Auditor-General Edward Ouko, in his report for the financial year ended June 2018, says that while the Cabinet approved the Arror dam project in a memo in 2008, it did not approve Kimwarer.

“According to the memorandum of December 3, 2008, the Cabinet approved development of the Arror Integrated Multi-Purpose Project,” Mr Ouko says.

“There was no evidence to show that the Kimwarer multipurpose project was approved by the Cabinet.”


Mr Ouko also faults the Kerio Valley Development Authority (KVDA) over the project approval and tendering process, pointing out that it did not issue a notice of expression of interest and began the procurement by asking interested bidders to submit proposals.

The audit report also indicates that the project was not included in the annual procurement plan for the year ended June 30, 2018, contrary to section 43 (3) of Public Procurement and Asset Disposal Act, 2015.

The law states that “all procurement processes shall be within the approved budget of the procuring entity and shall be planned by the procuring entity concerned through an annual procurement plan”.

Mr Ouko further says that although the management indicated that the tendering process was informed by the Cabinet approval, the memo that was available for audit review indicates that only Arror was approved.

“Therefore, Kimwarer dam was not approved by the Cabinet. Consequently, the management breached the law,” Mr Ouko says in the report.


The audit report tabled by National Assembly majority leader Aden Duale on Tuesday also faults KVDA for ignoring the Attorney-General’s advice to establish the capacity and capability of Italian firm CMC di Ravenna to undertake a project of that magnitude.

The firm, which at one time faced voluntary liquidation in Italy, was awarded the multi-billion project without draft technical designs and crucial documents required before a contract is issued.


Mr Ouko further faults the KVDA for failing to complete the process of acquiring land for the project 22 months after the contract was signed.

It is not known when the process will be completed.

“Further, there is no evidence that the total amount required for land acquisition and compensation has been factored into the 2018/19 budget to enable the authority to acquire land for resettlement and compensation of land owners,” the report says.

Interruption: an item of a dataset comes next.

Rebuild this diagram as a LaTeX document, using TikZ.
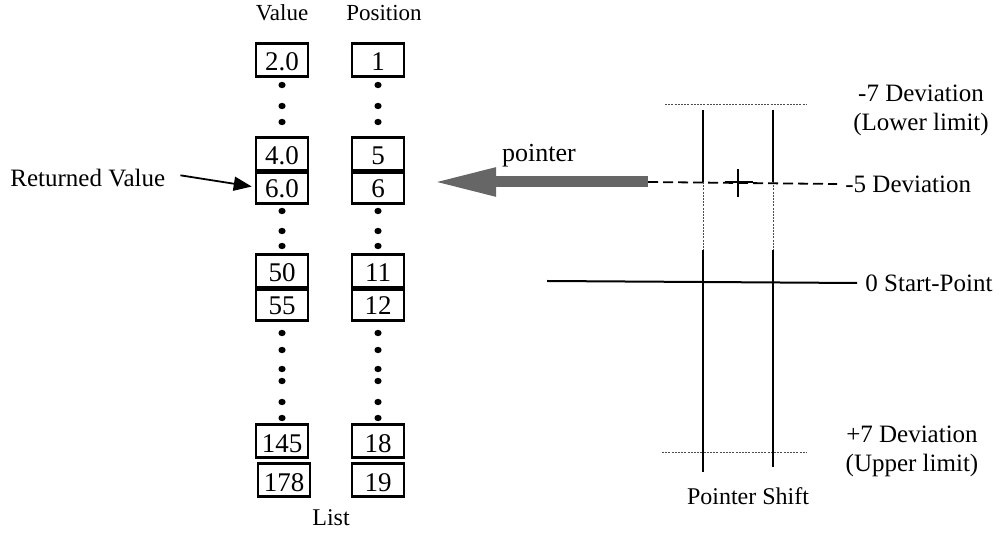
\documentclass[tikz,border=0pt]{standalone}
\usepackage{fontspec}
\setmainfont{Liberation Serif}
\usetikzlibrary{arrows.meta}
\begin{document}
\begin{tikzpicture}[x=0.5pt,y=-0.5pt,
  lbl/.style={inner sep=0pt, font=\fontsize{12.5}{14.5}\selectfont},
  hdr/.style={inner sep=0pt, font=\fontsize{11.5}{13}\selectfont},
  cell/.style={draw, line width=1.3pt, minimum width=26pt, minimum height=16.5pt,
               inner sep=0pt, text height=11pt, text depth=0pt,
               font=\fontsize{13.5}{15}\selectfont},
  sep/.style={line width=2.4pt},
  dotmark/.style={fill=black},
  guide/.style={line width=1pt},
  faint/.style={line width=0.35pt, black!70, dash pattern=on 1pt off 0.6pt},
]
\useasboundingbox (0,0) rectangle (1000,533);

% column headers
\node[hdr] (hval) at (282,13) {Value};
\node[hdr] (hpos) at (384,13) {Position};

% value column
\node[cell] (v1)  at (282,60)  {2.0};
\node[cell] (v5)  at (282,154) {4.0};
\node[cell] (v6)  at (282,187) {6.0};
\node[cell] (v11) at (282,271) {50};
\node[cell] (v12) at (282,304) {55};
\node[cell] (v18) at (282,441) {145};
\node[cell] (v19) at (284,480) {178};

% position column
\node[cell] (p1)  at (378,60)  {1};
\node[cell] (p5)  at (378,154) {5};
\node[cell] (p6)  at (378,187) {6};
\node[cell] (p11) at (378,271) {11};
\node[cell] (p12) at (378,304) {12};
\node[cell] (p18) at (378,441) {18};
\node[cell] (p19) at (378,480) {19};

% thick joins between adjacent entries
\foreach \a in {v5,v11,p5,p11}
  \draw[sep] (\a.south west) -- (\a.south east);

% ellipsis dots
\foreach \yy in {85,106,122,211,231,246,333,350,369,381,402,418} {
  \fill[dotmark] (282,\yy) ellipse (1.8pt and 1.6pt);
  \fill[dotmark] (378,\yy) ellipse (1.8pt and 1.6pt);
}

\node[hdr, font=\fontsize{12}{14}\selectfont] (list) at (331,518) {List};

% returned value label
\node[lbl, anchor=west] (ret) at (10,178) {Returned Value};
\draw[line width=0.9pt, -{Triangle[length=9pt,width=7pt]}, shorten <=7.5pt, shorten >=1.5pt]
  ([yshift=2.5pt]ret.east) -- (v6.west);

% right-hand scale
\node[lbl, align=center] (dev7) at (921,110) {-7 Deviation\\(Lower limit)};
\node[lbl, anchor=west] (dev5) at (845,184) {-5 Deviation};
\node[lbl, anchor=west] (dev0) at (865,283) {0 Start-Point};
\node[lbl, align=center] (devp7) at (912,451) {+7 Deviation\\(Upper limit)};
\node[lbl, font=\fontsize{12}{14}\selectfont] (shift) at (748,496) {Pointer Shift};

% scale coordinates
\coordinate (ltop) at (703,110);
\coordinate (lmid) at (703,182);
\coordinate (lres) at (703,250);
\coordinate (lbot) at (703,472);
\coordinate (rtop) at (773,110);
\coordinate (rmid) at (773,182);
\coordinate (rres) at (773,250);
\coordinate (rbot) at (773,467);

% limit lines
\coordinate (upA) at (665,104);
\coordinate (upB) at (807,104);
\coordinate (loA) at (662,452);
\coordinate (loB) at (807,452);
\draw[faint] (upA) -- (upB);
\draw[faint] (loA) -- (loB);

% pointer shift verticals
\draw[guide] (ltop) -- (lmid);
\draw[faint] (lmid) -- (lres);
\draw[guide] (lres) -- (lbot);
\draw[guide] (rtop) -- (rmid);
\draw[faint] (rmid) -- (rres);
\draw[guide] (rres) -- (rbot);

% start-point line
\coordinate (zA) at (547,281);
\draw[line width=1pt] (zA) -- ([xshift=-4pt]dev0.west);

% current pointer position mark
\coordinate (cur) at (738,182);
\draw[line width=0.8pt] ([yshift=6.5pt]cur) -- ([yshift=-7.5pt]cur);
\draw[line width=0.6pt] ([xshift=-6.5pt]cur) -- ([xshift=7.5pt]cur);

% pointer arrow and -5 line
\coordinate (ptail) at (648,182);
\coordinate (ptip) at (432,182);
\draw[line width=0.9pt, dash pattern=on 5pt off 2.5pt] (ptail) -- ([xshift=-4pt]dev5.west);
\draw[line width=5.5pt, black!60, -{Triangle[length=32pt,width=13pt]}] (ptail) -- (ptip);
\node[lbl, font=\fontsize{13}{15}\selectfont] (ptr) at (539,156) {pointer};

\end{tikzpicture}
\end{document}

“The authority may not be completed within the contract period and the authority is likely to incur huge cost overruns arising from delay in handing over the project.”


According to the contract, Kenya was to give an additional Sh 7.7 billion to meet local costs of resettlement, compensation, project management and any others not covered by donors.

Mr Ouko says in his report that Treasury has only released Sh643,200,000 for the Arror project, Sh8,634,135 of which has been spent on public participation and sensitisation.

He also notes that Treasury is yet to release a shilling for Kimwarer’s counter-funding.

In July, Director of Public Prosecution Noordin Haji ordered the arrest of 28 top government and agency officials over the multibillion-shilling Arror and Kimwarer dams scandal.

Among those arrested and arraigned alongside Mr Rotich and Mr Thugge are former KVDA Managing Director David Kimosop and East African Community Principal Secretary Susan Jemutai.